Using the randomforest package in R, I am getting 100% accuracy on the training dataset. Here is a reproducible example :
library(randomForest)
#### generate dataset ####
n.obs <- 10000
# two predictors
x <- matrix(NA, ncol=2, nrow=n.obs)
x[,1] <- rnorm(n.obs)
x[,2] <- rnorm(n.obs)
# y is binary.

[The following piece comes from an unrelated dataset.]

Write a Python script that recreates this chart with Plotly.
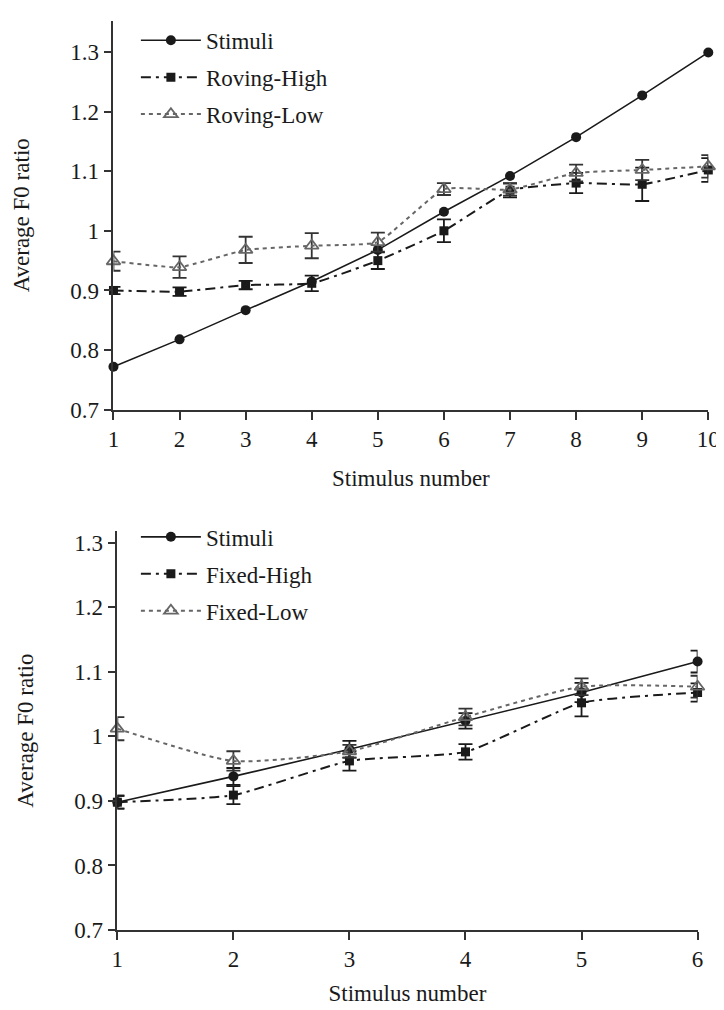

It depend on both predictors, but contains noize
y <- as.factor(1*((x[,1]+x[,2]+rnorm(n.obs))>0))
# split the dataset in two halves
split <- round(n.obs/2, 0)
x.train <- x[1:split,]
x.test <- x[(split+1):n.obs,]
y.train <- y[1:split]
y.test <- y[(split+1):n.obs]
#### train the forest ####
fit <- randomForest(x=x.train,
y=y.train,
ntree=1000,
mtry=2,
keep.forest=T)
#### Predict both sets ####
predictions.train <- predict(fit, newdata = x.train)
predictions.test <- predict(fit, newdata = x.test)
#### Compute accuracy on both sets ####
sum(predictions.train == y.train)/length(y.train) # 100% accuracy
sum(predictions.test == y.test)/length(y.test) # ~77% accuracy
Note that I am not interested in the OOB error. In Breiman's original paper, it is mentionned that overfitting is not an issue with this algorithm. What am I missing?